新卒社員向けの英才教育(2)
前回の投稿では、新入社員向けに経営教育プログラムを行っている企業様を話題にしました。新人の「成長予感」を高めることで、4年間で離職者ゼロという状態をつくっている事例でした。
https://note.com/fujimotomasao/n/nad293da5b6ed
しかし、そのような英才教育を果たして新人全員が求めているのだろうかと、同社経営者様に問いかけてみました。
同経営者様の回答は、至ってシンプルでした。回答は、「採用の場面でそのことを売りにしている。それに乗っかってくる人を採用している。」でした。つまりは、採りたい人材と集まる人材がマッチしている、同社様に入る大卒人材は、皆経営について学びたい人材ばかりだというわけです。
同社様は、エッセンシャルワーカーを雇用する事業を行っている会社です。慢性的な人材不足の業界です。以前の中途採用では、「来る者拒まず」で、数の確保を優先させ人材の選別を後回しにして採用していた時期があったそうです。その結果、自社に合わない人材に溢れた組織となり、「大量入社・大量退社」の組織になってしまっていたそうです。

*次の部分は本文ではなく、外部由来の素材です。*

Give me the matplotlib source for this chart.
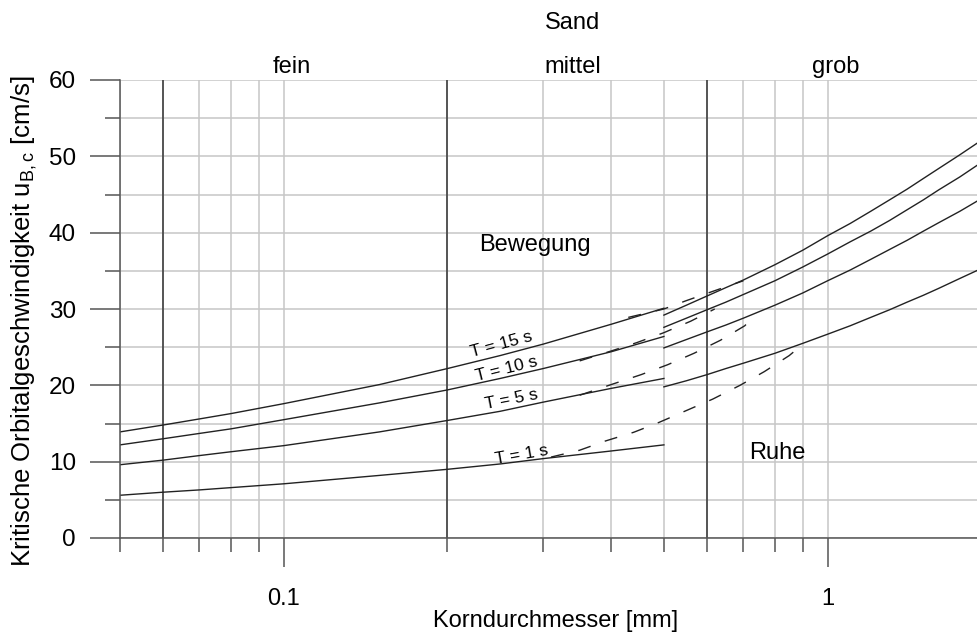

その後採用戦略・方針を「入社の敷居を高くする」「自社に合った人だけを採る」に変えました。無尽蔵に打っていた求人広告もやめ、自社のHPのみでの募集告知にしました。その結果、当然ながら応募数は劇的に減ったそうです。たまにHPを見て応募する人が数えるほど、しかしその数えるほどの人材は自社にマッチしている質が高い人材だけになったということです。採用戦略・方針を切り替えたのは正解で、社員数の純増の観点からも結局そっちの方が効率がよいというお話です。
その同社様が採用戦略で目指すイメージは、「現場労働者が集まって、どうやったらあの会社に入れるのか、という雑談をする状態」だそうです。業界内の労働者同士で「あの会社はコネがないと入れないのかな」「コネ以前にお前が行っても取ってもらえないよ」などの会話が出るような、自社をそんなブランドに育てることを目指しているそうです。「来る者拒まず」になる前に自社のHPだけの採用にしていた時期があったそうですが、当時それっぽい兆しがあった、しかし「大量入社・大量退社」でかき消されてしまっていたので原点回帰する、というお話です。
上記は中途採用の話ですが、新卒採用も同様のイメージです。「地元就職×経営人材を目指すならうちの会社」というブランドにこだわって、採用の入口を絞っています。よって、目標の採用数はあるものの、重点KPIなどにして数ありきにならないようにしているそうです。
同社様の課題は、2年目以降の人材の育成だそうです。入社後1年間及びしばらくは、充実した経営教育プログラム効果でよい状態が続くものの、2年、3年と経ってくるとやはりその気概も薄れていくそうです。よって、中堅者教育を新たに行って各領域のより専門的な内容をとりあげる、次に入社する新人に対する教育企画・実施側に回る、新規事業の旗揚げを募るなどの仕組みを整備し、継続的な人材育成の流れをつくろうとしているようです。あと、この流れに乗る前に入社した中堅以上人材の底上げです。これらの課題が、今後当面のテーマだというお話でした。
教育や人材育成は、費用対効果がわかりにくい投資の代表格です。それをすることで来月の売上がいくら上がる、というわけでもありません。企業によっては、それらへの投資は敬遠します。しかし、同社様の取り組みが少なくとも離職者を数人は防ぎ、残っている人材の生産性も高めていると想定すると、その費用対効果の確かさは歴然でしょう。
経営戦略は企業の数だけありえるでしょう。市場の黎明期に採れる人材を多数かき集めて集まった人で何とかやりくりしながら事業拡張するのも戦略ですし、自社に合う人材を厳選して採用し無理な事業拡張を追わないのも戦略でしょう。社内外を取り巻く環境にもよりますので、一概にどれが正しいなども言えませんし、正解をひとつに絞れるものでもありません。その上で、着実な成長戦略を描きたいのであれば、同社様の事例はひとつの有力なサンプルになると思います。
<まとめ>
入社の敷居を高くし妥協しないのも、有力な戦略になる。